When it entered the Nigerian market in 2012, same year as Jumia did, Konga was also keen on raising money from investors as validation of their standing. The management of the company also burnt through a lot of cash to remain competitive in the face of Jumia’s bullish spending. So, the first few years witnessed both brands going head-to-head and racking up huge losses in the process. To its credit, Konga was a bit more conservative in its spending but that is not to say it recorded much more significant head-way than Jumia at the time.

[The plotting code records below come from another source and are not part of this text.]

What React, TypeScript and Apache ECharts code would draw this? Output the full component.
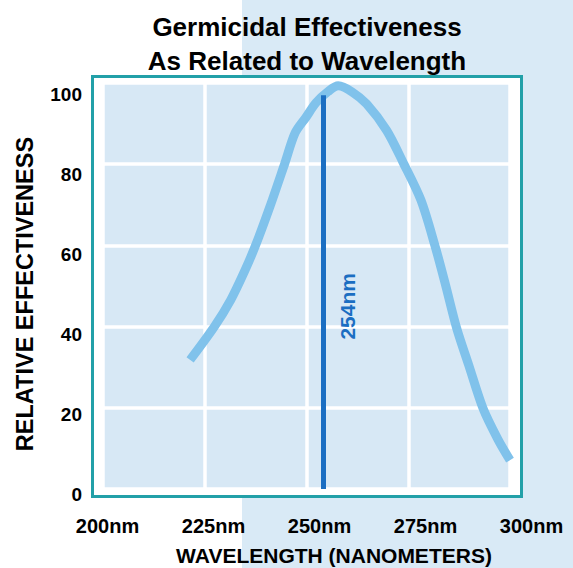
import React, { useEffect, useRef } from "react";
import * as echarts from "echarts";

const wavelengthNm = [221.4, 227.3, 231.4, 234.9, 237.6, 241.0, 244.7, 247.2, 249.9, 252.3, 255.3, 257.8, 261.2, 264.8, 269.7, 273.7, 278.1, 281.6, 284.0, 286.9, 289.9, 293.4, 297.0, 300];
const effectiveness = [31.8, 39.9, 46.6, 53.9, 60.3, 69.5, 80.3, 87.7, 91.6, 95.1, 97.9, 99.3, 97.8, 94.8, 88.3, 80.5, 71.2, 59.8, 50.9, 39.6, 30.4, 19.8, 12.3, 7.1];
const markerNm = 254;
const markerTop = 97;
const markerLabel = "254nm";
const labelAnchor = 45;
const xTickValues = [200, 225, 250, 275, 300];
const yTickValues = [0, 20, 40, 60, 80, 100];

const FONT = "'Liberation Sans', Arial, Helvetica, sans-serif";

export default function App() {
  const ref = useRef<HTMLDivElement>(null);
  useEffect(() => {
    if (!ref.current) return;
    const chart = echarts.init(ref.current, undefined, { renderer: "svg" });
    const curve = wavelengthNm.map((x, i) => [x, effectiveness[i]]);
    chart.setOption({
      animation: false,
      backgroundColor: "#ffffff",
      textStyle: { fontFamily: FONT },
      title: [
        {
          text: "Germicidal Effectiveness\nAs Related to Wavelength",
          left: 307,
          top: 9.5,
          padding: 0,
          textAlign: "center",
          textStyle: { fontSize: 26, fontWeight: "bold", color: "#000", lineHeight: 34.5, fontFamily: FONT },
        },
        {
          text: "WAVELENGTH (NANOMETERS)",
          left: 334,
          top: 545,
          padding: 0,
          textAlign: "center",
          textStyle: { fontSize: 21, fontWeight: "bold", color: "#000", fontFamily: FONT },
        },
      ],
      graphic: [
        {
          type: "rect",
          z: -20,
          silent: true,
          shape: { x: 242, y: 0, width: 331, height: 568 },
          style: { fill: "#d9eaf6" },
        },
        {
          type: "rect",
          z: -10,
          silent: true,
          shape: { x: 92.5, y: 76.5, width: 429, height: 420 },
          style: { fill: "#ffffff", stroke: "#22a0a8", lineWidth: 3 },
        },
      ],
      grid: [
        {
          left: 103,
          top: 83,
          width: 407,
          height: 406,
          show: true,
          backgroundColor: "#d7e8f5",
          borderWidth: 0,
        },
        {
          left: 107.5,
          top: 94,
          width: 424,
          height: 400,
          show: false,
        },
      ],
      xAxis: [
        {
          type: "value",
          gridIndex: 0,
          min: 200,
          max: 300,
          interval: 25,
          axisLine: { show: false },
          axisTick: { show: false },
          axisLabel: { show: false },
          splitLine: { show: true, lineStyle: { color: "#ffffff", width: 3.5 } },
        },
        {
          type: "value",
          gridIndex: 1,
          min: 200,
          max: 300,
          interval: 25,
          axisLine: { show: false },
          axisTick: { show: false },
          splitLine: { show: false },
          axisLabel: {
            show: true,
            margin: 22,
            fontSize: 20,
            fontWeight: "bold",
            color: "#000",
            fontFamily: FONT,
            formatter: (v: number) => (xTickValues.includes(v) ? `${v}nm` : ""),
          },
        },
      ],
      yAxis: [
        {
          type: "value",
          gridIndex: 0,
          min: 0,
          max: 100,
          interval: 20,
          axisLine: { show: false },
          axisTick: { show: false },
          axisLabel: { show: false },
          splitLine: { show: true, lineStyle: { color: "#ffffff", width: 3.5 } },
        },
        {
          type: "value",
          gridIndex: 1,
          min: 0,
          max: 100,
          interval: 20,
          axisLine: { show: false },
          axisTick: { show: false },
          splitLine: { show: false },
          name: "RELATIVE EFFECTIVENESS",
          nameLocation: "middle",
          nameRotate: 90,
          nameGap: 71,
          nameTextStyle: { fontSize: 23.5, fontWeight: "bold", color: "#000", fontFamily: FONT },
          axisLabel: {
            show: true,
            margin: 25.5,
            fontSize: 19,
            fontWeight: "bold",
            color: "#000",
            fontFamily: FONT,
            formatter: (v: number) => (yTickValues.includes(v) ? `${v}` : ""),
          },
        },
      ],
      series: [
        {
          type: "line",
          xAxisIndex: 0,
          yAxisIndex: 0,
          data: curve,
          smooth: 0.3,
          showSymbol: false,
          symbol: "none",
          lineStyle: { color: "#80c2eb", width: 9 },
          z: 3,
          markLine: {
            silent: true,
            symbol: "none",
            animation: false,
            label: { show: false },
            lineStyle: { color: "#1b6ec2", width: 5, type: "solid", opacity: 1 },
            data: [[{ coord: [markerNm, 0] }, { coord: [markerNm, markerTop] }]],
          },
        },
        {
          type: "scatter",
          xAxisIndex: 0,
          yAxisIndex: 0,
          data: [[markerNm, labelAnchor]],
          symbolSize: 0,
          silent: true,
          itemStyle: { opacity: 1 },
          label: {
            show: true,
            position: "inside",
            rotate: 90,
            offset: [0, 25],
            formatter: markerLabel,
            fontSize: 21,
            fontWeight: "bold",
            color: "#1b6ec2",
            opacity: 1,
            fontFamily: FONT,
          },
          z: 4,
        },
      ],
    });
    return () => chart.dispose();
  }, []);
  return (
    <div
      ref={ref}
      style={{ position: "fixed", left: 0, top: 0, width: 573, height: 568 }}
    />
  );
}
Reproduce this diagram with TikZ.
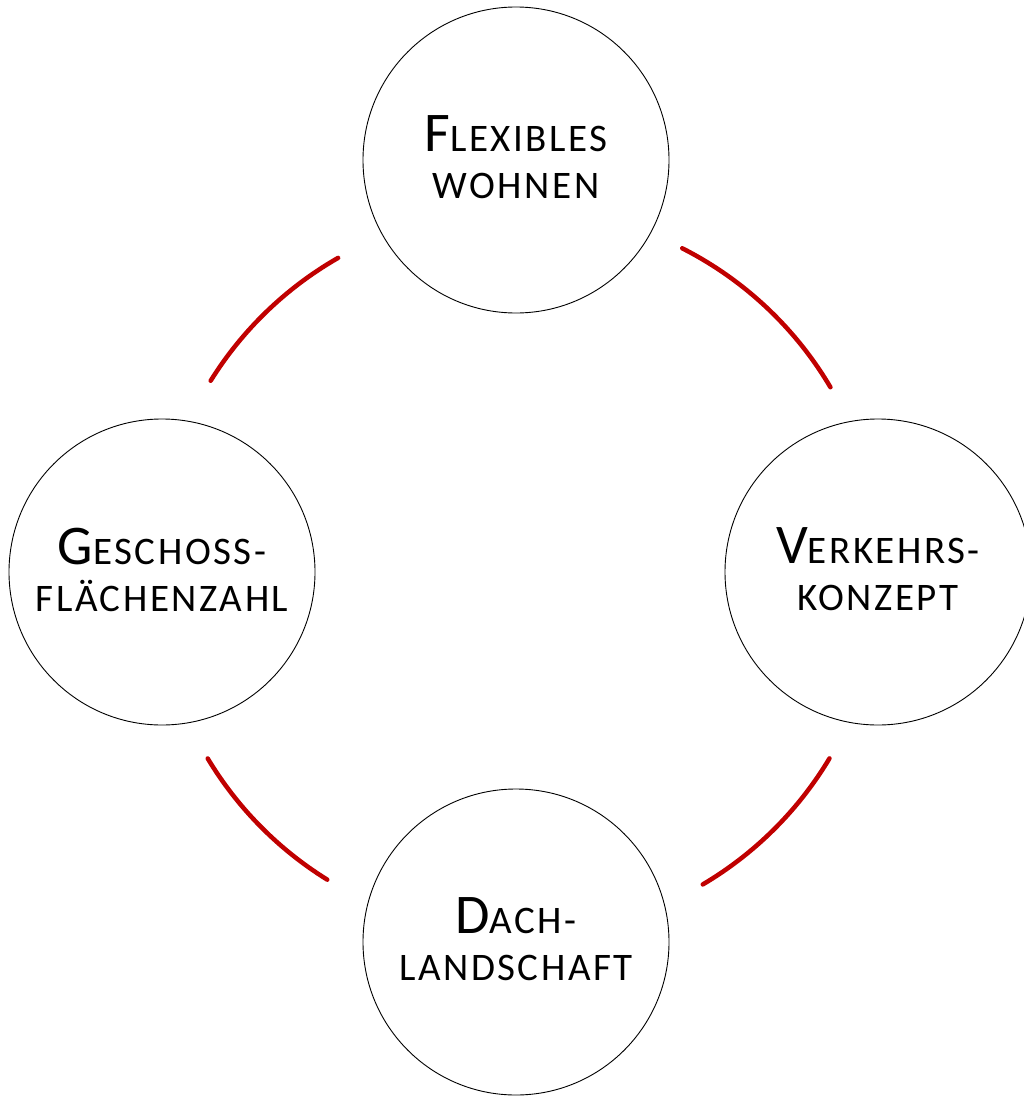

The company, did, however, do much better in building essential infrastructure. It launched its own internally owned logistics vehicle – Konga Express – to overcome the thorny challenge of last mile deliveries, while also securing a license from the Central Bank of Nigeria (CBN) to float its own mobile money wallet known today as KongaPay. This is in addition to pioneering the marketplace structure known back then as the Konga Mall – a first in the African e-commerce market and beyond and which was later replicated by other local and international players. Konga also stood out for its investment in warehousing structures which helped it retain huge inventory.

Successive fund raises from perennial investors Swedish-based AB-Kinnevik and South African-headquartered Naspers, however, failed to save the company from almost running aground before its current owners, the Zinox Group, stepped in.

In assessing where both latter-day e-commerce pioneers went wrong in their strategies, it is easy to cite the absence of a core understanding of the local dynamics, an almost foolhardy ignorance of the complex interplay that defines the Nigerian market. Although I am not a Nigerian, I have spent enough years in the country to be able to identify the Nigerian market as a tricky customer. You need foresight, guts, experience borne out of years of navigating policy somersaults, keen awareness of the infrastructural deficiencies and influence of state actors, as well as other peculiarities that shape this market in order to make a success of e-commerce in Nigeria.

I think the Zinox Group’s experience of the Nigerian market and Konga’s strategies in investing in sustainable assets in Africa like warehouses, delivery trucks and more, instead of pouring all her money into marketing shows a commendable understanding of this tough market. It also shows that the new owners of Konga want to be in business for a long time and this could be why they have not yet hit the market to raise money.

Perhaps, that is why it hardly came as a surprise when Konga, which was almost comatose and on the verge of exiting the market at its point of acquisition, is today and under new ownership, the first e-commerce firm to achieve profitability in Africa.

The lesson for aspiring entrepreneurs in Africa here is simple.

Copying the strategies that made Jumia and Konga popular may seem like an easy deal but it may not be sustainable in the long run. Hype is good and necessary. However, it is very important to thoroughly understand your market, while situating your strategies within the context or existential realities of the society and not just relying on importing foreign concepts or business school models. In the same vein, you must put in the hard work to fill the content or deficiency gaps, while also making efforts to own your own infrastructure, especially considering the country’s challenges in this area.

Prof. Evans Stevenson, a Kenyan-born e-commerce researcher, writes from Abuja.